Vous faites allusion à cette tribune que j’avais écrite dans « Le Figaro » il y 11 mois déjà. Durant tout ce temps, nous n’avons pas cessé d ‘utiliser tous les moyens qui sont en notre pouvoir pour obtenir justement cette reconnaissance antisémite de ce crime odieux. Alors, oui, je crois, on a du mal aujourd’hui encore à reconnaître d’emblée qu’il y a de l’antisémitisme lorsqu’on attaque des juifs. Je crois qu’il faut que cela change. Et pour cela, il faudrait faire évoluer les choses. Il ne devrait plus être de la responsabilité de la victime de démontrer qu’elle a été victime d’un acte antisémite. A chaque fois qu’un juif, identifié comme juif par son agresseur, est agressé, on doit automatiquement inclure dans cette agression le caractère antisémite de cet acte, quitte ensuite à faire la preuve qu’il n’y a pas d’antisémitisme. Cela donnerait une image plus fidèle , parce que rares sont les actes antisémites qui sont qualifiés comme tels. Nous avons eu un exemple très récent avec ce garçon qui a été agressé à la sortie de la synagogue à Montmagny, qui portait une kippa sur la tête. L’agresseur passe en flagrant délit et déclare au juge tout simplement qu’il n’est pas antisémite, et le juge accepte cette déclaration et considère qu’il n’y a pas eu d’agression antisémite. C’est un cas qui s’est produit ces derniers jours.

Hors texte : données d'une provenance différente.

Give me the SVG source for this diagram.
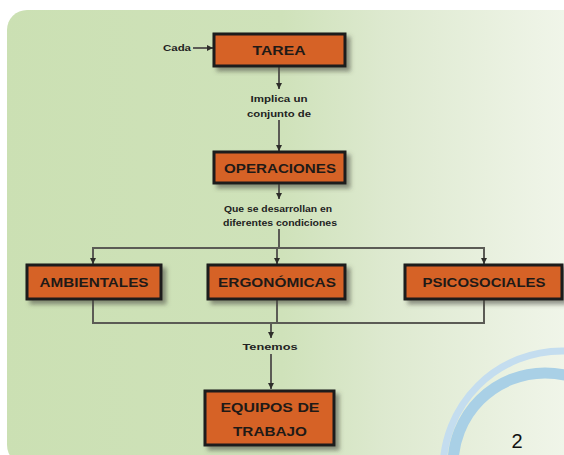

Qu’attendez-vous du discours du Président de la République ?
Il y a quelques points importants que moi-même vais soulever dans mon discours. Ce sont des demandes et des questions que je vais poser au Président, et bien évidemment, j’attends des réponses, notamment sur Internet, parce qu’il y a des possibilités aujourd’hui de responsabiliser les géants d’Internet. Une des possibilités, c’est peut-être de les considérer comme des éditeurs et leur faire porter la même responsabilité que les éditeurs de presse-papier. Je pense que s’ils avaient ce couperet de la responsabilité, ils seraient plus vigilants dans la surveillance de ce qui circule sur leurs différents réseaux. Je vais demander également au Président de la République, dans le cadre de ce nouvel antisémitisme qui avance masqué derrière l’antisionisme, partant du constat que le législatif français n’est pas outillé pour lutter contre cela, s’il ne faudrait pas répondre positivement au ¨Parlement européen qui a vote une loi demandant aux Etats membres d’inclure dans leur législation la définition de l’antisémitisme telle qu’elle a été donnée. C’est une définition en 11 points qui prend en compte cet antisionisme militant qui confine plus à la haine d’Israël qu’à la contestation d’une politique. Il faudrait peut-être inclure, comme l’ont fait le Royaume Uni ou l’Allemagne ou la Roumanie, cette définition de l’antisémitisme telle qu’elle a été donnée par l’IRAH ( International Holocaust Remembrance) en France, pays qui tout de même a joué un rôle de leader dans la lutte contre l’antisémitisme. Cela permettrait à notre pays de conserver ce rôle parce qu’il y là un manque dans la législation française qui doit évoluer au moment où cet antisémitisme évolue également dans notre pays , puisque maintenant il avance à travers l’antisionisme et à travers tous ces mouvements de boycott , boycotts culturels, boycotts économiques , tous ces mouvements qui véhiculent la haine d’Israël . C’est une véritable israélophobie qui s’installe aujourd’hui avec ces mouvements de boycott, et cette israélophobie se transforme finalement en judéophobie.